* _Problem_
Only the lines from the one containing "Generate a LaTeX" through the one containing "(0,0) rectangle (1307,845);" belong in the answer; copy them exactly and leave out pictures.

* _Data listing_
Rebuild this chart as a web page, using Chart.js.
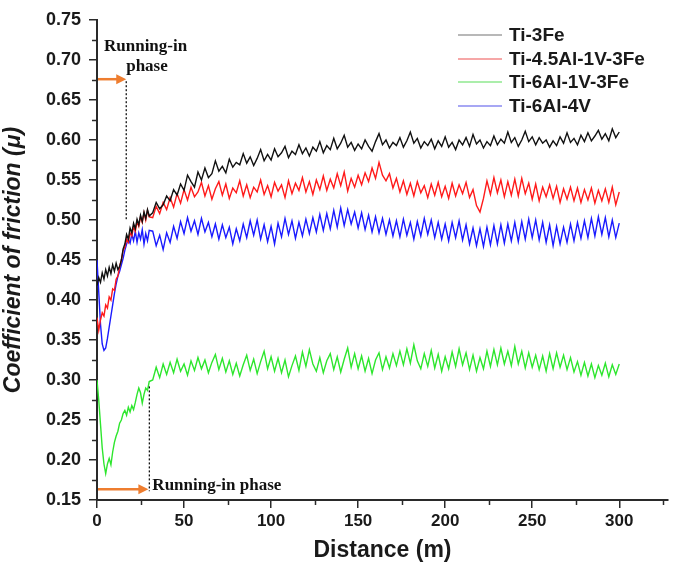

--

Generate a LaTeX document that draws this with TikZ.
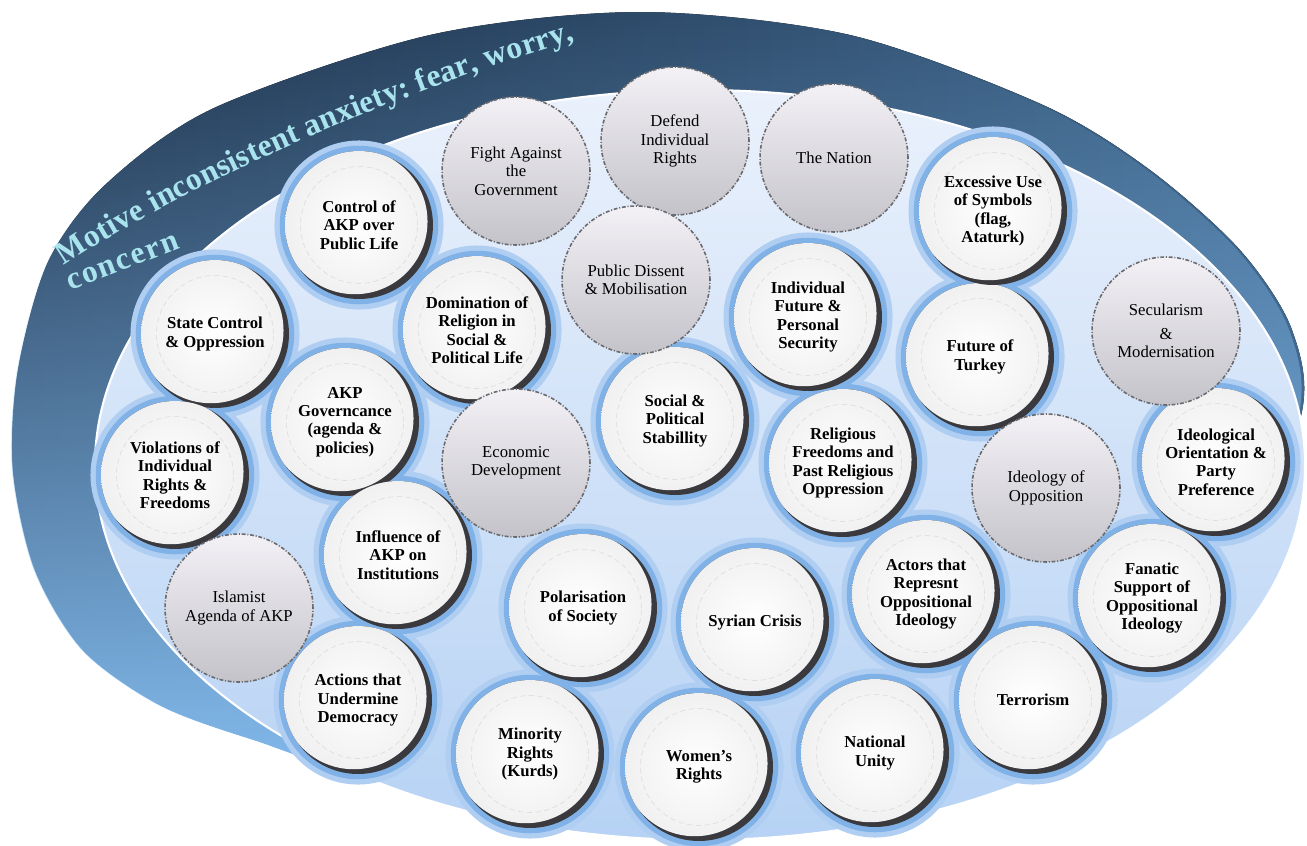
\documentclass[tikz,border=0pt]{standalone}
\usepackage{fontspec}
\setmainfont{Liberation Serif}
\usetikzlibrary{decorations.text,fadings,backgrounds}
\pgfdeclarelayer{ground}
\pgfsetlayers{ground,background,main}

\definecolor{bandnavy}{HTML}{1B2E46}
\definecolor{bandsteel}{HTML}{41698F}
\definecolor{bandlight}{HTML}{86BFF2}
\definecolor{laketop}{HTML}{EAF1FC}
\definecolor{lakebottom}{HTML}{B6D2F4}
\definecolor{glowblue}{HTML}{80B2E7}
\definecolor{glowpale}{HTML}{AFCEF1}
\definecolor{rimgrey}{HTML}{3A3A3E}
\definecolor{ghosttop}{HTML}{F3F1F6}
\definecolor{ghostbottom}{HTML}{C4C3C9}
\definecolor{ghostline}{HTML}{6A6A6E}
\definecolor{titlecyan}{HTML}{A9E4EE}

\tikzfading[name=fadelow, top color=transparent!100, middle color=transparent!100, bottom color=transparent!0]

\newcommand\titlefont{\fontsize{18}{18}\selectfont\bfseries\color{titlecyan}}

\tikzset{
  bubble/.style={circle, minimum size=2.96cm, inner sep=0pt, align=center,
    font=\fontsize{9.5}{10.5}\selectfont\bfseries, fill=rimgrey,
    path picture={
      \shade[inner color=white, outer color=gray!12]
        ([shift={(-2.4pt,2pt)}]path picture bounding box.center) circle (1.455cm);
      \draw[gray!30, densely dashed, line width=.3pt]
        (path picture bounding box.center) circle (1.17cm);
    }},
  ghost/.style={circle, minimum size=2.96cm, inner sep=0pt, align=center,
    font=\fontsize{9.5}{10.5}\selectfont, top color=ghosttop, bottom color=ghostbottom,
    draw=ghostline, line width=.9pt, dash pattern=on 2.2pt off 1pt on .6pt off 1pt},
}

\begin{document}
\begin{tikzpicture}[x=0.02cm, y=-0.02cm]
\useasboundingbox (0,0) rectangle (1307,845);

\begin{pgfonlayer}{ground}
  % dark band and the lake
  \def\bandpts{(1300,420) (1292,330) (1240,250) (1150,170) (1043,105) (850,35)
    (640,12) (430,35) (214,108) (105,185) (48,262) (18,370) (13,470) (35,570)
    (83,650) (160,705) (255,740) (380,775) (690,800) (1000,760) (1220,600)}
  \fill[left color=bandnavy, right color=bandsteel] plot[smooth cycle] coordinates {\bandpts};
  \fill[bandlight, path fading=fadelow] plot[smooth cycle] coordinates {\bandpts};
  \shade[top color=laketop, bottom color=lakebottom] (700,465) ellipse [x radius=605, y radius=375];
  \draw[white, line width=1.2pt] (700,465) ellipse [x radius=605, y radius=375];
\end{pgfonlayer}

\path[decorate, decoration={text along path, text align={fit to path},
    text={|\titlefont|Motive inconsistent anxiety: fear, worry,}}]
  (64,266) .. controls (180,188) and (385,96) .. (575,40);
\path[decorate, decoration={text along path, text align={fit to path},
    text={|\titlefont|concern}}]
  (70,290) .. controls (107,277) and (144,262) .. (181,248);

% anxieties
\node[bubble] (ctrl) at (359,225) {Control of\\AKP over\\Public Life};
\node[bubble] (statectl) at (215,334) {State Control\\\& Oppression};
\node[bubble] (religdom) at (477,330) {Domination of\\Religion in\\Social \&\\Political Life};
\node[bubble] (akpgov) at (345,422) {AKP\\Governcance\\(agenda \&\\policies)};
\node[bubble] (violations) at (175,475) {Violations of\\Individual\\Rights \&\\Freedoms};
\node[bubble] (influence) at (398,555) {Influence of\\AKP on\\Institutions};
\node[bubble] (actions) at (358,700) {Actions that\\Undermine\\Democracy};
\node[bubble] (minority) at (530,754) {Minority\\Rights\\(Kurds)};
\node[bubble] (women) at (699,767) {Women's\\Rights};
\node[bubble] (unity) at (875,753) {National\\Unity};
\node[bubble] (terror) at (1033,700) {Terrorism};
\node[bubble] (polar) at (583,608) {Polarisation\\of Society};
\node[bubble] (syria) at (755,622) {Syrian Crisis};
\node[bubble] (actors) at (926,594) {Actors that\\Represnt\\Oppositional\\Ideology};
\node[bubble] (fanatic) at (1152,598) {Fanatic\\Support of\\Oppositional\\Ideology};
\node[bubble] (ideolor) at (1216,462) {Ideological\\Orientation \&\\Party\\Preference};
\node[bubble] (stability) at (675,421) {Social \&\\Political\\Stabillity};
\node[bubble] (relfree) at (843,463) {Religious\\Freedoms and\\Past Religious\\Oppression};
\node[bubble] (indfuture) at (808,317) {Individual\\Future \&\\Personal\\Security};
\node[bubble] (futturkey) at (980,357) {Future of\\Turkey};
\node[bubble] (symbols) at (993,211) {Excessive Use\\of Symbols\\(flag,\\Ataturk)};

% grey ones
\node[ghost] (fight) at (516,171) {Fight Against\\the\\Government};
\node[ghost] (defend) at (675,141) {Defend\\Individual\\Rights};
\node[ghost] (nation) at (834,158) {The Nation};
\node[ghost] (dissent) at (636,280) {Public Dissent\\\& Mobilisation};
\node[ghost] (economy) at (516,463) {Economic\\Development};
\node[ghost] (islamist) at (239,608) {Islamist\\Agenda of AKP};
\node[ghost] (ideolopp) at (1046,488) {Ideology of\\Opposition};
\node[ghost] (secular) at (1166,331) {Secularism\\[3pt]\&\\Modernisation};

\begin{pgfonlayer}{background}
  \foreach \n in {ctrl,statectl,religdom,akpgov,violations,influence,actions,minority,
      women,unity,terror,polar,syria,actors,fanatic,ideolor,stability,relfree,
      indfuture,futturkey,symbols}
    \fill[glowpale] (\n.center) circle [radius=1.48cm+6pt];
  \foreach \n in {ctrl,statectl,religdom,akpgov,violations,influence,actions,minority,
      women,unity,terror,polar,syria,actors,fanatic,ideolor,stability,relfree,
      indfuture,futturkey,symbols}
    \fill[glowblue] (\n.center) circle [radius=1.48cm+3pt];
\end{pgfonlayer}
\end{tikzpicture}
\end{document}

* _Response to this task_
Generate a LaTeX document that draws this with TikZ.
\documentclass[tikz,border=0pt]{standalone}
\usepackage{fontspec}
\setmainfont{Liberation Serif}
\usetikzlibrary{decorations.text,fadings,backgrounds}
\pgfdeclarelayer{ground}
\pgfsetlayers{ground,background,main}

\definecolor{bandnavy}{HTML}{1B2E46}
\definecolor{bandsteel}{HTML}{41698F}
\definecolor{bandlight}{HTML}{86BFF2}
\definecolor{laketop}{HTML}{EAF1FC}
\definecolor{lakebottom}{HTML}{B6D2F4}
\definecolor{glowblue}{HTML}{80B2E7}
\definecolor{glowpale}{HTML}{AFCEF1}
\definecolor{rimgrey}{HTML}{3A3A3E}
\definecolor{ghosttop}{HTML}{F3F1F6}
\definecolor{ghostbottom}{HTML}{C4C3C9}
\definecolor{ghostline}{HTML}{6A6A6E}
\definecolor{titlecyan}{HTML}{A9E4EE}

\tikzfading[name=fadelow, top color=transparent!100, middle color=transparent!100, bottom color=transparent!0]

\newcommand\titlefont{\fontsize{18}{18}\selectfont\bfseries\color{titlecyan}}

\tikzset{
  bubble/.style={circle, minimum size=2.96cm, inner sep=0pt, align=center,
    font=\fontsize{9.5}{10.5}\selectfont\bfseries, fill=rimgrey,
    path picture={
      \shade[inner color=white, outer color=gray!12]
        ([shift={(-2.4pt,2pt)}]path picture bounding box.center) circle (1.455cm);
      \draw[gray!30, densely dashed, line width=.3pt]
        (path picture bounding box.center) circle (1.17cm);
    }},
  ghost/.style={circle, minimum size=2.96cm, inner sep=0pt, align=center,
    font=\fontsize{9.5}{10.5}\selectfont, top color=ghosttop, bottom color=ghostbottom,
    draw=ghostline, line width=.9pt, dash pattern=on 2.2pt off 1pt on .6pt off 1pt},
}

\begin{document}
\begin{tikzpicture}[x=0.02cm, y=-0.02cm]
\useasboundingbox (0,0) rectangle (1307,845);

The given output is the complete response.